DIRECTIONS FOR THIS TASK:
Starting at the line that contains "Output the web" and stopping at the line that contains "const y = d3.scaleLinear().domain([0, -10]).range([35, 678]);", copy every line exactly, both ends included, without the pictures.

INPUT ROWS:
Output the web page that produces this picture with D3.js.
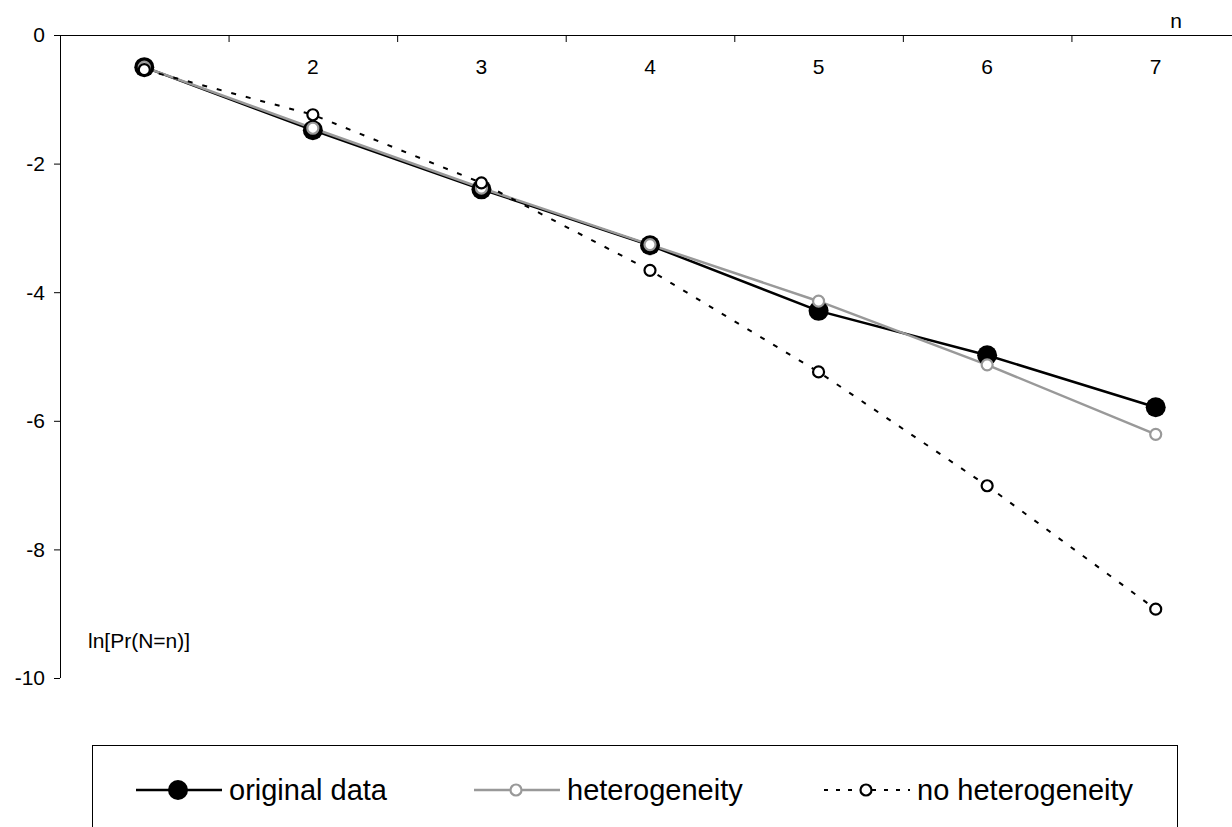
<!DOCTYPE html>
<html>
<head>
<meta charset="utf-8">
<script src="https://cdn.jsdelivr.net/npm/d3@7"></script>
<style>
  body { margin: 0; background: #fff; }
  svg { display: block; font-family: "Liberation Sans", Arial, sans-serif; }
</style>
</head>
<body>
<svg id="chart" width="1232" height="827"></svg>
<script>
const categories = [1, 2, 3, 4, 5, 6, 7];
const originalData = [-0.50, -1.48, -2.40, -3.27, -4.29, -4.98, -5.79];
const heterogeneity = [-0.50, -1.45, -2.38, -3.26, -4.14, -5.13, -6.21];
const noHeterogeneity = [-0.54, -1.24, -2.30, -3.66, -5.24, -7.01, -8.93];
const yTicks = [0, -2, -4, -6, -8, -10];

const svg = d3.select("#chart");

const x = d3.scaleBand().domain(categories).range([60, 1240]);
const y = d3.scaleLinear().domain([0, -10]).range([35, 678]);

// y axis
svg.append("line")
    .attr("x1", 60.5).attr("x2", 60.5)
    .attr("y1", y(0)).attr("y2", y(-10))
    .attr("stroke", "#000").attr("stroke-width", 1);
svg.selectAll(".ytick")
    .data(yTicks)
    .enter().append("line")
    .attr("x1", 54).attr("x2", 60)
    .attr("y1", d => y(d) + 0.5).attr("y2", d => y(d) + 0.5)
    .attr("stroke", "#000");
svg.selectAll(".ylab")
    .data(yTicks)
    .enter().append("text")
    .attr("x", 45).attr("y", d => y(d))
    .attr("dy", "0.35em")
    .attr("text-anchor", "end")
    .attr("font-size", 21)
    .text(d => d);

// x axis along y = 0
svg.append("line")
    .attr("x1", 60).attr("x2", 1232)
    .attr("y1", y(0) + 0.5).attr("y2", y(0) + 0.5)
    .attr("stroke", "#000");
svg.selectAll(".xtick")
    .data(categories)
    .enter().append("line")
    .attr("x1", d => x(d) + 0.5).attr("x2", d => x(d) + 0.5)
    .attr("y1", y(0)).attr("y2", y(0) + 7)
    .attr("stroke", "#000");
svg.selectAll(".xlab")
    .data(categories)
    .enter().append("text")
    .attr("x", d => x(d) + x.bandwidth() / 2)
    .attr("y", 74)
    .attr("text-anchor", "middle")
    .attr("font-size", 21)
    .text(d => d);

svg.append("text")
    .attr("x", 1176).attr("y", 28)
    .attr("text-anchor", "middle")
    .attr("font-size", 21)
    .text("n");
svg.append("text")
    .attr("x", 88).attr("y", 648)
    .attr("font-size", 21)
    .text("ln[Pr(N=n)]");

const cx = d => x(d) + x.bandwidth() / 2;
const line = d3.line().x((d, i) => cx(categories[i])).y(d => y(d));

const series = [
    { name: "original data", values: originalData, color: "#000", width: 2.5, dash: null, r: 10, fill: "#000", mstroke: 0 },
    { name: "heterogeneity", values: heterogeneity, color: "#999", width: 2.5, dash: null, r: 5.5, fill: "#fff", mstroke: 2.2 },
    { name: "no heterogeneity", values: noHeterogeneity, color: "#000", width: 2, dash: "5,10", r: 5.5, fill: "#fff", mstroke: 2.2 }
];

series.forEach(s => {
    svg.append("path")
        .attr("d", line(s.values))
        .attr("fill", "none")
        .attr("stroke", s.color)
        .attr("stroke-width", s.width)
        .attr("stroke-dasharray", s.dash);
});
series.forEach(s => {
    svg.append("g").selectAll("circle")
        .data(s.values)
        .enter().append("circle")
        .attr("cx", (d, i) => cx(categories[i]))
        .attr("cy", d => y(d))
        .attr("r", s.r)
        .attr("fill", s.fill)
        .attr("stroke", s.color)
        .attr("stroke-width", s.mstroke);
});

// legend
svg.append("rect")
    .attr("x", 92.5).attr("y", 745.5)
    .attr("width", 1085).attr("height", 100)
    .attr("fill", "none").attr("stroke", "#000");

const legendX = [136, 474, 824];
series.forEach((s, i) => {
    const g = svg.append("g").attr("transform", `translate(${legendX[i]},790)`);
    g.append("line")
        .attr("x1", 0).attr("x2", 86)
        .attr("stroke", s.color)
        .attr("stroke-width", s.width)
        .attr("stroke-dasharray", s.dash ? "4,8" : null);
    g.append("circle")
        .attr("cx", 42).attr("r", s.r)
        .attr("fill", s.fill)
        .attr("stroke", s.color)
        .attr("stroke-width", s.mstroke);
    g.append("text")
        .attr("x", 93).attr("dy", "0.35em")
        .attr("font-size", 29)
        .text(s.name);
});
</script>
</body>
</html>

* * *

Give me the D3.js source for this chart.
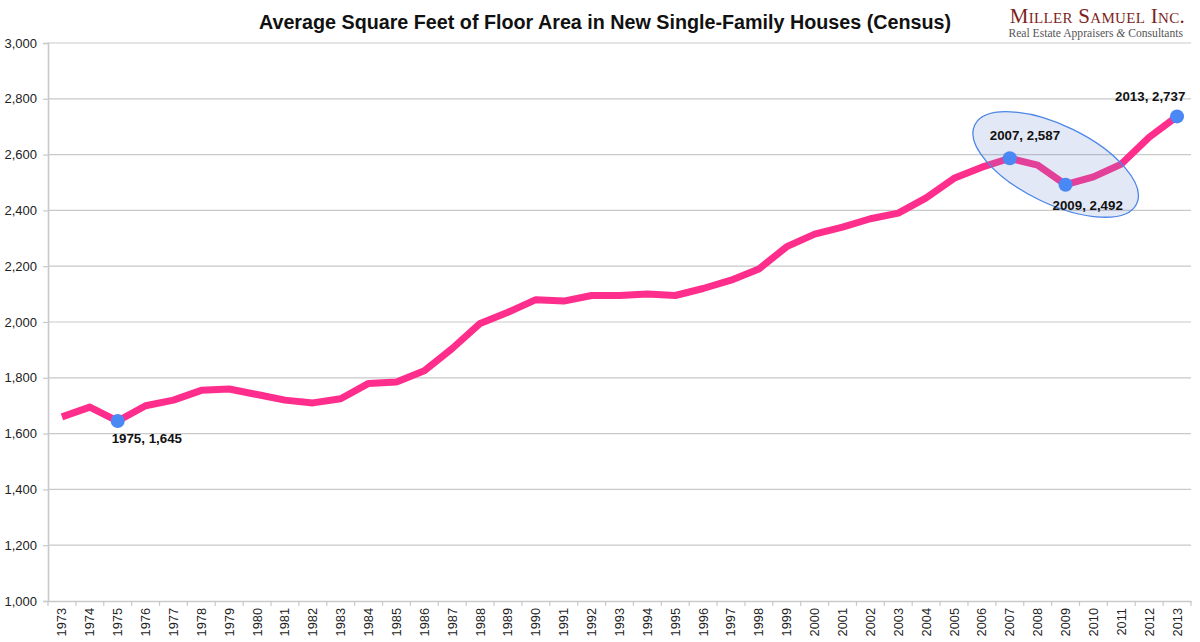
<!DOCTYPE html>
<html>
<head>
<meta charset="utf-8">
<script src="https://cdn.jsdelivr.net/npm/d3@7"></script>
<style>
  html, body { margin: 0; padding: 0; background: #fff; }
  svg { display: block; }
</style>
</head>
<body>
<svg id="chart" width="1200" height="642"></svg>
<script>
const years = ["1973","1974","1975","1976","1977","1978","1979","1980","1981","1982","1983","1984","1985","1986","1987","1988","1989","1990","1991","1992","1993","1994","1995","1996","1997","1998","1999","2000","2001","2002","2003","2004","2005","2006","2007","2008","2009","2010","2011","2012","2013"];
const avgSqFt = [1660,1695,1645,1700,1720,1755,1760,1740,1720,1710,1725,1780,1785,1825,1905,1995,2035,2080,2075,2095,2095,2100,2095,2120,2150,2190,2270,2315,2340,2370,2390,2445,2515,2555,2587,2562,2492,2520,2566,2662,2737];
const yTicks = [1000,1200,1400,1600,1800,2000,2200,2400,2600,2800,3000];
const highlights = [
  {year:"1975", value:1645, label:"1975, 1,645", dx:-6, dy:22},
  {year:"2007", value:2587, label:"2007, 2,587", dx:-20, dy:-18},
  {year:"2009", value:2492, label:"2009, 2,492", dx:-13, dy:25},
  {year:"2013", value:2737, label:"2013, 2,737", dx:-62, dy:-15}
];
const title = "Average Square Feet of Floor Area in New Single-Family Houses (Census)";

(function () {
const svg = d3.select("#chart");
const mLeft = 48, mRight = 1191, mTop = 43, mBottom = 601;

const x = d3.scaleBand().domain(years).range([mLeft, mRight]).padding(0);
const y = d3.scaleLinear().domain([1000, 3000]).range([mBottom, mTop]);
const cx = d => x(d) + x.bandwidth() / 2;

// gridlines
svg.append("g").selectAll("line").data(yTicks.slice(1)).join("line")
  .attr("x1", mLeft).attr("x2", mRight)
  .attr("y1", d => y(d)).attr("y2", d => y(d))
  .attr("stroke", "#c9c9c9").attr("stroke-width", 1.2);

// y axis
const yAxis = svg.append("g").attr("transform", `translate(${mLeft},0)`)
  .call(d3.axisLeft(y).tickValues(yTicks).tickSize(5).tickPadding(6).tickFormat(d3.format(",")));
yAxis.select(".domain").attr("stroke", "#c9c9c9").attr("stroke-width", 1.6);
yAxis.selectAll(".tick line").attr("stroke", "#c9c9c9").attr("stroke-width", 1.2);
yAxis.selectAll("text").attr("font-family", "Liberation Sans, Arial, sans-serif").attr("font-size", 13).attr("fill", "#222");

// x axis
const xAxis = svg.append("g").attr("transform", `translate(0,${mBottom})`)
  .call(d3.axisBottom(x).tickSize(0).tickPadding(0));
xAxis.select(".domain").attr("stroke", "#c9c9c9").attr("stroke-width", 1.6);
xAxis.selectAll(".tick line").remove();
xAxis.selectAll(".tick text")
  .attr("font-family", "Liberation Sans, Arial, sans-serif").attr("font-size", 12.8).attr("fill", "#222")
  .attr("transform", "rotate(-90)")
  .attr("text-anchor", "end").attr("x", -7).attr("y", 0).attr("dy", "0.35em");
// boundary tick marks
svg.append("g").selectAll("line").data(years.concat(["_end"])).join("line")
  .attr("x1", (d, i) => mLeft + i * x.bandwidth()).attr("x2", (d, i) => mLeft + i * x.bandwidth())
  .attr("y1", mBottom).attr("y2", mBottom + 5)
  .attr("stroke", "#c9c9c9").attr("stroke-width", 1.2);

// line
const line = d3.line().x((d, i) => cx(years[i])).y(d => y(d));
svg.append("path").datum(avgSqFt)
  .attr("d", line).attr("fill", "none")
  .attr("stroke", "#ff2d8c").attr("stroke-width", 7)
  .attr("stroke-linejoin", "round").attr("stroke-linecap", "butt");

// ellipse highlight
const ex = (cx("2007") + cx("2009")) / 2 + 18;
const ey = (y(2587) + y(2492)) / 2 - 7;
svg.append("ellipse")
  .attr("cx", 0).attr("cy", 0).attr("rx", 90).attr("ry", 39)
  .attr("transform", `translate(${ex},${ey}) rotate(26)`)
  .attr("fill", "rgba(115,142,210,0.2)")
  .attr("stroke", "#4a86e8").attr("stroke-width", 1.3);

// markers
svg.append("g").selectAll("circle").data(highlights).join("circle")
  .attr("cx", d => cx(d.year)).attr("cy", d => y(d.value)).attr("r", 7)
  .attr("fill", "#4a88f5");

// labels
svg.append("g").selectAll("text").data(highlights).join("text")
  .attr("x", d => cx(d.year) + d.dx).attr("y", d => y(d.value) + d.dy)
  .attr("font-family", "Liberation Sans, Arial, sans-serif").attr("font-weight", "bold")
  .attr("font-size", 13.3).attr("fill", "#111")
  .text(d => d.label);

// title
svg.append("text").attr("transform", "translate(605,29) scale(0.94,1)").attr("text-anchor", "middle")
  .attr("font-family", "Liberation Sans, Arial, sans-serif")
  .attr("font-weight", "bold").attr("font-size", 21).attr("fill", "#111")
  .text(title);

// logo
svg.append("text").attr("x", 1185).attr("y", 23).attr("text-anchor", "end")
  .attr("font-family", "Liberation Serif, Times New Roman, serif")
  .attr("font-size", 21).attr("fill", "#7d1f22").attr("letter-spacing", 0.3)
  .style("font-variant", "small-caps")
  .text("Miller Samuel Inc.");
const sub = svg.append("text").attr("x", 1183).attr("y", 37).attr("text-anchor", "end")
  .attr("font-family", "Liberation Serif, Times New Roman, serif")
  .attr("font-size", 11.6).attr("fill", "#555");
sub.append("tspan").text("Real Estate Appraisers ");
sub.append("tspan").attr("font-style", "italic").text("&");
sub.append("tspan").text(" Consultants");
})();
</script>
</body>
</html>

EXERCISE OUTPUT:
Output the web page that produces this picture with D3.js.
<!DOCTYPE html>
<html>
<head>
<meta charset="utf-8">
<script src="https://cdn.jsdelivr.net/npm/d3@7"></script>
<style>
  body { margin: 0; background: #fff; }
  svg { display: block; font-family: "Liberation Sans", Arial, sans-serif; }
</style>
</head>
<body>
<svg id="chart" width="1232" height="827"></svg>
<script>
const categories = [1, 2, 3, 4, 5, 6, 7];
const originalData = [-0.50, -1.48, -2.40, -3.27, -4.29, -4.98, -5.79];
const heterogeneity = [-0.50, -1.45, -2.38, -3.26, -4.14, -5.13, -6.21];
const noHeterogeneity = [-0.54, -1.24, -2.30, -3.66, -5.24, -7.01, -8.93];
const yTicks = [0, -2, -4, -6, -8, -10];

const svg = d3.select("#chart");

const x = d3.scaleBand().domain(categories).range([60, 1240]);
const y = d3.scaleLinear().domain([0, -10]).range([35, 678]);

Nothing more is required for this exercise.